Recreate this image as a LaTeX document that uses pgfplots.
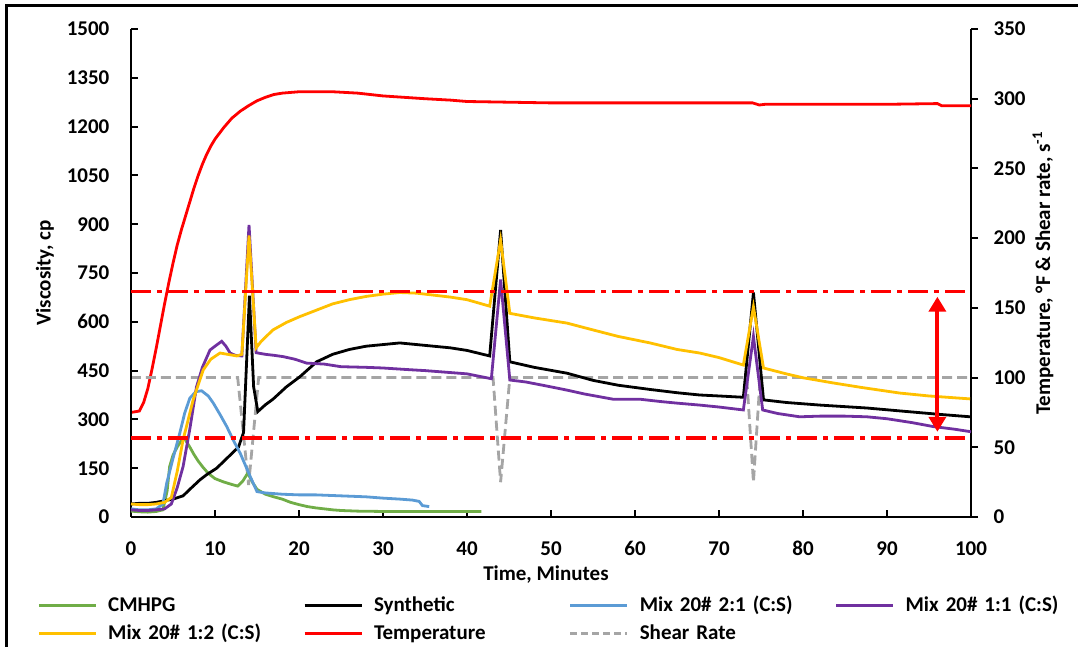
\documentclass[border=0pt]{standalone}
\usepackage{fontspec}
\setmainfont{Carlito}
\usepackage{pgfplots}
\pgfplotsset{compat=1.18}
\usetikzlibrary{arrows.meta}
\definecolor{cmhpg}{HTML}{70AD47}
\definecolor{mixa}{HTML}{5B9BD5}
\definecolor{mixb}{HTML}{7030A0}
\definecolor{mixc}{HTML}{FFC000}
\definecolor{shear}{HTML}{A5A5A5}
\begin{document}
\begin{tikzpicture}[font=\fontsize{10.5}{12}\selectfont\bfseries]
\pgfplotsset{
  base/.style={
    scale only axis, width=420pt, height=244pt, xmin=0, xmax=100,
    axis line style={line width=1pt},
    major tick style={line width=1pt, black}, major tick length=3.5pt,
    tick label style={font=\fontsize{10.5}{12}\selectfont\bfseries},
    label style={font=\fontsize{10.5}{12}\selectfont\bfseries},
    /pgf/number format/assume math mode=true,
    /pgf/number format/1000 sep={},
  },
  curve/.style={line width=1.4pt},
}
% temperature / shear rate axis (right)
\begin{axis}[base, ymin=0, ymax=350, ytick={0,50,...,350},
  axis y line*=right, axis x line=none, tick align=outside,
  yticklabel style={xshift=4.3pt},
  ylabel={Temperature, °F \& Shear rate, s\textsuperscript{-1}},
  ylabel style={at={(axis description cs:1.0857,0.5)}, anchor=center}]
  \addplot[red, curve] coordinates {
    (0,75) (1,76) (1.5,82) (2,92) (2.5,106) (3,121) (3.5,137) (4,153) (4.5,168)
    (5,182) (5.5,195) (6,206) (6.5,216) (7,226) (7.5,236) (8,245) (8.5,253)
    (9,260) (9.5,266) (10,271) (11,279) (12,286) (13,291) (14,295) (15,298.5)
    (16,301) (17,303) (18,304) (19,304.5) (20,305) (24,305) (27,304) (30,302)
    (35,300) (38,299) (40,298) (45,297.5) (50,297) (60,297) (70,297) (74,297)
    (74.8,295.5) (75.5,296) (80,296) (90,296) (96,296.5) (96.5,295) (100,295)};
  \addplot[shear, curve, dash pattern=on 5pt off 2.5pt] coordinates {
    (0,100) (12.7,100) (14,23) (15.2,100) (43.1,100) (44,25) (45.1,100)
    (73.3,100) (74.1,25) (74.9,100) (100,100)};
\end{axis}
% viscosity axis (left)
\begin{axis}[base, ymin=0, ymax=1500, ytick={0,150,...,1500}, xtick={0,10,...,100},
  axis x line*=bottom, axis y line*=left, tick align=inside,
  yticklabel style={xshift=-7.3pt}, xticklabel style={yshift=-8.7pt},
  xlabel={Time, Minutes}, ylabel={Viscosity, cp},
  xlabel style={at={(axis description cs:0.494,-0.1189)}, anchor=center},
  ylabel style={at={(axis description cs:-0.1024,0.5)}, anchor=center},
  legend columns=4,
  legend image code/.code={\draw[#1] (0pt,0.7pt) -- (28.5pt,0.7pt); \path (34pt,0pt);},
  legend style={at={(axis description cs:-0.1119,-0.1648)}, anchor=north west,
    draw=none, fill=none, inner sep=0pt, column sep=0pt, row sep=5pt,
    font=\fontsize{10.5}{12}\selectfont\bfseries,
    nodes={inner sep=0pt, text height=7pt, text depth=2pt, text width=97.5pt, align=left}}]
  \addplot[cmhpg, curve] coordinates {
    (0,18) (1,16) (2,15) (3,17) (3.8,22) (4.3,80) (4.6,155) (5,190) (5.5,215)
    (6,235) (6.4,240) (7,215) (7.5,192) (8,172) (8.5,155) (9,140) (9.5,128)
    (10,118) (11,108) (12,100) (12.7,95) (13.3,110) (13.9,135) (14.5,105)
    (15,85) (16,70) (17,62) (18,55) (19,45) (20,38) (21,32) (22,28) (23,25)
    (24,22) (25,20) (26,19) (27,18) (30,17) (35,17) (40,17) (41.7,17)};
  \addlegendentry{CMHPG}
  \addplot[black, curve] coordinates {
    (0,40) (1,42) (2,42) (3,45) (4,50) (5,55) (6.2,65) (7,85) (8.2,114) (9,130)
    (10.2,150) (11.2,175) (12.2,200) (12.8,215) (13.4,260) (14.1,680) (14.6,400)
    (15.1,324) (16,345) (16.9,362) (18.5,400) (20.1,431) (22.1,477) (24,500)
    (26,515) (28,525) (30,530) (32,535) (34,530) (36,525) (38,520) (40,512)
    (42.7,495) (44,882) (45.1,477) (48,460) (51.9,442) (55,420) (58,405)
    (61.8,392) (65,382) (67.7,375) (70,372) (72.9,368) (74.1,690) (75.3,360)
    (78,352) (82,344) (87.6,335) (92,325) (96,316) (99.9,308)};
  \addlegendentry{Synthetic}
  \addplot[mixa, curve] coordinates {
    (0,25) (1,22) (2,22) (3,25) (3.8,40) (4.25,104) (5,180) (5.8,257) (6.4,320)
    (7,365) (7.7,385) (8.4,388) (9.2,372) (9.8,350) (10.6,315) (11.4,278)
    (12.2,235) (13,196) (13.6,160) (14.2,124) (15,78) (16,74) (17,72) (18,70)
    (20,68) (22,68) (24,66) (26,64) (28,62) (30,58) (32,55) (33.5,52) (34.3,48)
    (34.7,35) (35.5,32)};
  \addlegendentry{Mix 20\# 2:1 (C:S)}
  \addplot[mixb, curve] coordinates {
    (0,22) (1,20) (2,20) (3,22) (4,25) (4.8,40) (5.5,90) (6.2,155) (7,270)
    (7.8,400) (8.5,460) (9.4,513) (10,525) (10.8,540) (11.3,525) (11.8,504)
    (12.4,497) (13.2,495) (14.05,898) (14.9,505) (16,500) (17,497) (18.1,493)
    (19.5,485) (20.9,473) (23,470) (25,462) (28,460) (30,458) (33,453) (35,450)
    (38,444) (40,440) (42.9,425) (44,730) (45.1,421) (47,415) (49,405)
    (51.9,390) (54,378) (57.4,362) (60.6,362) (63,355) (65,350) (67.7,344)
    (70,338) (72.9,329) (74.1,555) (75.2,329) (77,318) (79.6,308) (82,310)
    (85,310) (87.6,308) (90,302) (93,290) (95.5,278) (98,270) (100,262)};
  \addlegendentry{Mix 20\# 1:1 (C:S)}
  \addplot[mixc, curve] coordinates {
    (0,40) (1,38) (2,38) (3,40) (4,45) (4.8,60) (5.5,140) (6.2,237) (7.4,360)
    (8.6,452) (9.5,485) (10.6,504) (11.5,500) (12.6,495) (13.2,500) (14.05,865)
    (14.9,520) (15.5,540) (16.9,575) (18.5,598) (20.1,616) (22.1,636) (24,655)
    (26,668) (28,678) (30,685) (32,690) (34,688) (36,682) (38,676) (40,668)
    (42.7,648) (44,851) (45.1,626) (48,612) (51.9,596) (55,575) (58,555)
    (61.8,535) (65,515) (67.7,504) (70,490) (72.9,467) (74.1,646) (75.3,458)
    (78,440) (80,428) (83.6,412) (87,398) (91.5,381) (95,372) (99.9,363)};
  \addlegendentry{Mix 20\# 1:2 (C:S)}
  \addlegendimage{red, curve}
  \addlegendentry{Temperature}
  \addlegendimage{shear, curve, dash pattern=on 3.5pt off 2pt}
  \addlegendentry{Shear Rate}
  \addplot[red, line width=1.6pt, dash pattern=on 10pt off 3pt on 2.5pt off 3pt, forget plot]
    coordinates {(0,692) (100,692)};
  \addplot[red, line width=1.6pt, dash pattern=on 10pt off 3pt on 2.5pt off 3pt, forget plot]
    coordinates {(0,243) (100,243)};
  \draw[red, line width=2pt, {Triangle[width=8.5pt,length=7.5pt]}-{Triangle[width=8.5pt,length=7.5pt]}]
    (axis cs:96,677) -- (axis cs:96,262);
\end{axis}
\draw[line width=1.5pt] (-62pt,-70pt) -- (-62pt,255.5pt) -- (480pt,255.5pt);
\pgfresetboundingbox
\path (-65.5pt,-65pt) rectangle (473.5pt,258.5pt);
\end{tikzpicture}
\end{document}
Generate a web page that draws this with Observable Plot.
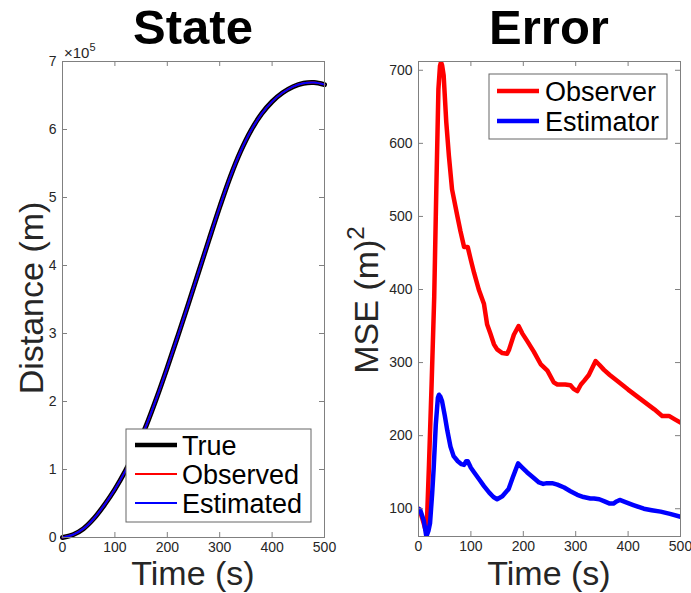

EXERCISE OBJECTIVE -> Gather up every line in the data above that contains the word "this", copying each one.

TASK RESULT ->
Recreate this image as a LaTeX document that uses pgfplots.
Generate a web page that draws this with Observable Plot.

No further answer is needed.